La proporcionalidad perfecta es un ideal inalcanzable en cualquier sistema electoral, sin embargo, para acatar la voluntad popular, los sistemas electorales deben reflejar las preferencias del electorado con la mayor fidelidad posible. Nuestra Constitución establece mecanismos claros para asegurar que la representación en el Congreso refleje de manera fiel la voluntad de la ciudadanía.

El tope del 8% en la diferencia entre votos y escaños fue diseñado para evitar que un partido o coalición monopolizara el poder; es el espíritu de la reforma de 1996 al eliminar la “cláusula de gobernabilidad” que, con el 42.2% de la votación, dotaba al partido mayoritario de la mayoría absoluta.

En la democracia mexicana, la pluralidad no es sólo un ideal, es una realidad jurídica protegida por la Constitución. Sin embargo, una sobrerrepresentación desmesurada abre la puerta a un escenario donde una sola fuerza política puede cambiar unilateralmente el régimen político, eliminando la división de poderes y erosionando los contrapesos esenciales para cualquier democracia funcional. Este escenario no es hipotético. La historia muestra que cuando una fuerza política adquiere el control absoluto del poder, los derechos de las minorías se vuelven irrelevantes, las decisiones políticas dejan de ser revisables y la sociedad queda indefensa frente a posibles abusos de poder. No es sólo cuestión de números, se trata de preservar la esencia misma de la democracia mexicana.

Otorgar a la coalición en el poder el 74% de los escaños con solo el 54% de los votos no solo distorsiona el principio básico de “una persona, un voto”, también representa un fraude a la ley.

Cuando las reglas del juego son manipuladas para favorecer a una minoría electoral en el Congreso, se rompe el equilibrio necesario para mantener la confianza pública en las instituciones.

La pluralidad política es una condición indispensable para evitar que el poder se concentre en manos de unos pocos.

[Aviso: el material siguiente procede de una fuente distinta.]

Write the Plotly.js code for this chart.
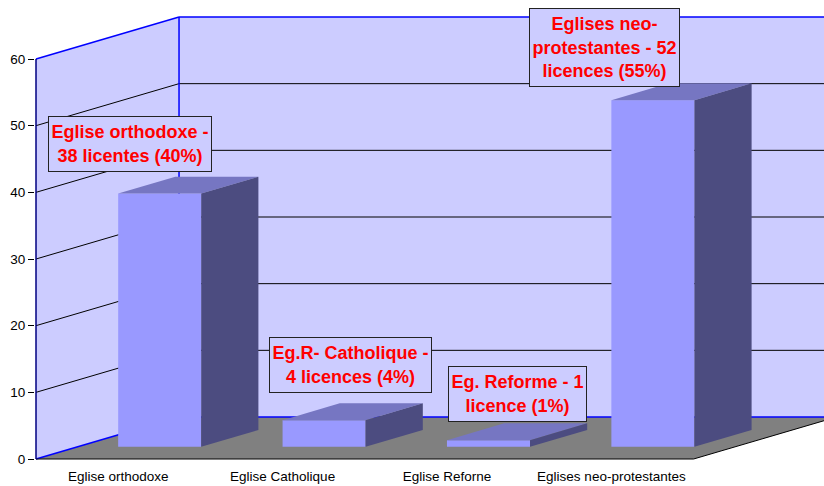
<!DOCTYPE html>
<html>
<head>
<meta charset="utf-8">
<script src="https://cdn.plot.ly/plotly-3.0.1.min.js"></script>
<style>
  html, body { margin: 0; padding: 0; background: #ffffff; }
  #chart { width: 824px; height: 486px; }
</style>
</head>
<body>
<div id="chart"></div>
<script>
// Licences per church group
const categories = ['Eglise orthodoxe', 'Eglise Catholique', 'Eglise Reforne', 'Eglises neo-protestantes'];
const licences = [38, 4, 1, 52];
const labelTexts = [
  'Eglise orthodoxe -<br>38 licentes (40%)',
  'Eg.R- Catholique -<br>4 licences (4%)',
  'Eg. Reforme - 1<br>licence (1%)',
  'Eglises neo-<br>protestantes - 52<br>licences (55%)'
];
const yTickValues = [0, 10, 20, 30, 40, 50, 60];

// 3D box geometry (axis units): depth of the box and bar placement within it
const PX_PER_CAT = 164.4;
const PX_PER_UNIT = 400 / 60;
const DEPTH_X = 0.87;      // horizontal shift of the back wall, in categories
const DEPTH_Y = 6.3;       // vertical shift of the back wall, in value units
const BAR_FRONT = 0.29;    // bar front face position (fraction of depth)
const BAR_BACK = 0.69;     // bar back face position (fraction of depth)
const BAR_W = 0.505;
const Y_TOP = 60;

const X_MIN = -0.5 - 1 / PX_PER_CAT;
const X_MAX = X_MIN + 789 / PX_PER_CAT;
const Y_MIN = -0.15;
const Y_MAX = Y_MIN + 460 / PX_PER_UNIT;

const fx = BAR_FRONT * DEPTH_X, fy = BAR_FRONT * DEPTH_Y;
const bx = BAR_BACK * DEPTH_X, by = BAR_BACK * DEPTH_Y;

const FRONT = '#9999ff', TOP = '#7676c2', SIDE = '#4c4c80';
const WALL = '#ccccff', FLOOR = '#808080', EDGE = '#0000ff';

const traces = [];

// front faces
traces.push({
  type: 'bar',
  x: categories.map((_, i) => i + fx),
  y: licences,
  base: licences.map(() => fy),
  width: BAR_W,
  marker: { color: FRONT, line: { width: 0 } },
  hoverinfo: 'skip',
  showlegend: false
});

// top and side faces
licences.forEach((v, i) => {
  const xl = i - BAR_W / 2, xr = i + BAR_W / 2;
  traces.push({
    type: 'scatter', mode: 'lines', fill: 'toself', fillcolor: TOP,
    line: { width: 0, color: TOP },
    x: [xl + fx, xr + fx, xr + bx, xl + bx, xl + fx],
    y: [v + fy, v + fy, v + by, v + by, v + fy],
    hoverinfo: 'skip', showlegend: false
  });
  traces.push({
    type: 'scatter', mode: 'lines', fill: 'toself', fillcolor: SIDE,
    line: { width: 0, color: SIDE },
    x: [xr + fx, xr + bx, xr + bx, xr + fx, xr + fx],
    y: [fy, by, v + by, v + fy, fy],
    hoverinfo: 'skip', showlegend: false
  });
});

// walls, floor and gridlines
const x0 = -0.5, xb = -0.5 + DEPTH_X, xEnd = 3.5;
const path = pts => 'M ' + pts.map(p => p[0] + ',' + p[1]).join(' L ') + ' Z';
const shapes = [];
shapes.push({ type: 'path', layer: 'below', xref: 'x', yref: 'y', line: { width: 0 }, fillcolor: FLOOR,
  path: path([[x0, 0], [xEnd, 0], [xEnd + DEPTH_X, DEPTH_Y], [xb, DEPTH_Y]]) });
shapes.push({ type: 'path', layer: 'below', xref: 'x', yref: 'y', line: { width: 0 }, fillcolor: WALL,
  path: path([[x0, 0], [x0, Y_TOP], [xb, Y_TOP + DEPTH_Y], [xb, DEPTH_Y]]) });
shapes.push({ type: 'path', layer: 'below', xref: 'x', yref: 'y', line: { width: 0 }, fillcolor: WALL,
  path: path([[xb, DEPTH_Y], [xb, Y_TOP + DEPTH_Y], [X_MAX + 1, Y_TOP + DEPTH_Y], [X_MAX + 1, DEPTH_Y]]) });

yTickValues.forEach(t => {
  const col = (t === 0 || t === Y_TOP) ? EDGE : '#000000';
  const w = (t === 0 || t === Y_TOP) ? 1.5 : 1;
  shapes.push({ type: 'line', layer: 'below', xref: 'x', yref: 'y', line: { color: col, width: w },
    x0: x0, y0: t, x1: xb, y1: t + DEPTH_Y });
  shapes.push({ type: 'line', layer: 'below', xref: 'x', yref: 'y', line: { color: col, width: w },
    x0: xb, y0: t + DEPTH_Y, x1: X_MAX + 1, y1: t + DEPTH_Y });
});
// back wall left edge
shapes.push({ type: 'line', layer: 'below', xref: 'x', yref: 'y', line: { color: EDGE, width: 1.5 },
  x0: xb, y0: DEPTH_Y, x1: xb, y1: Y_TOP + DEPTH_Y });
// floor front and right edges
shapes.push({ type: 'line', layer: 'below', xref: 'x', yref: 'y', line: { color: '#000000', width: 1 },
  x0: x0, y0: 0, x1: xEnd, y1: 0 });
shapes.push({ type: 'line', layer: 'below', xref: 'x', yref: 'y', line: { color: '#000000', width: 1 },
  x0: xEnd, y0: 0, x1: xEnd + DEPTH_X, y1: DEPTH_Y });
// value axis line
shapes.push({ type: 'line', layer: 'above', xref: 'x', yref: 'y', line: { color: '#000080', width: 1.5 },
  x0: x0, y0: 0, x1: x0, y1: Y_TOP });

// data labels
const labelPos = [[0.070, 47.28], [1.410, 14.1], [2.426, 9.78], [2.961, 61.68]];
const labelSize = [[160, 52], [159, 52], [135, 52], [147, 75]];
const annotations = labelTexts.map((t, i) => ({
  text: t, xref: 'x', yref: 'y', x: labelPos[i][0], y: labelPos[i][1],
  showarrow: false, xanchor: 'center', yanchor: 'middle',
  width: labelSize[i][0], height: labelSize[i][1],
  bgcolor: WALL, bordercolor: '#222222', borderwidth: 1, borderpad: 1,
  font: { family: 'Liberation Sans, Arial, sans-serif', size: 18, color: '#ff0000', weight: 'bold' }
}));

const tickFont = { family: 'Liberation Sans, Arial, sans-serif', size: 13.5, color: '#000000' };

const layout = {
  width: 824, height: 486,
  margin: { l: 35, r: 0, t: 0, b: 26 },
  paper_bgcolor: '#ffffff', plot_bgcolor: '#ffffff',
  showlegend: false,
  barmode: 'overlay',
  xaxis: {
    range: [X_MIN, X_MAX], showgrid: false, zeroline: false, showline: false,
    tickmode: 'array', tickvals: [0, 1, 2, 3], ticktext: categories,
    ticks: 'outside', ticklen: 4, tickcolor: 'rgba(0,0,0,0)',
    tickfont: tickFont, fixedrange: true
  },
  xaxis2: {
    overlaying: 'x', anchor: 'y', side: 'bottom',
    range: [X_MIN, X_MAX], showgrid: false, zeroline: false, showline: false,
    tickmode: 'array', tickvals: [-0.5, 0.5, 1.5, 2.5, 3.5],
    ticks: 'outside', ticklen: 8, tickcolor: '#000000', showticklabels: false
  },
  yaxis: {
    range: [Y_MIN, Y_MAX], showgrid: false, zeroline: false, showline: false,
    tickmode: 'array', tickvals: yTickValues,
    ticks: 'outside', ticklen: 6, tickcolor: '#000000',
    tickfont: tickFont, fixedrange: true
  },
  shapes: shapes,
  annotations: annotations
};

Plotly.newPlot('chart', traces, layout, { displayModeBar: false, staticPlot: true });
</script>
</body>
</html>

La representación proporcional no es sólo un mecanismo para asignar escaños, es una garantía de que todas las voces, incluyendo las de las minorías, sean escuchadas y consideradas en el proceso legislativo.

Este principio está en el corazón de la democracia mexicana y fue diseñado, precisamente, para evitar la tiranía de la mayoría.

La mayor obligación de la autoridad electoral es con la Constitución y con la ciudadanía a quien sirve. No puede permitir que la sobrerrepresentación se convierta en una herramienta para consolidar un poder hegemónico que ignore la diversidad política del país. Proteger la pluralidad y garantizar una representación justa y proporcional no es sólo una cuestión de legalidad, sino de legitimidad democrática.

Permitir que una fuerza política obtenga un poder desproporcionado en relación con el voto popular no sólo es un error, sino un ataque directo a los principios democráticos que sostienen la República.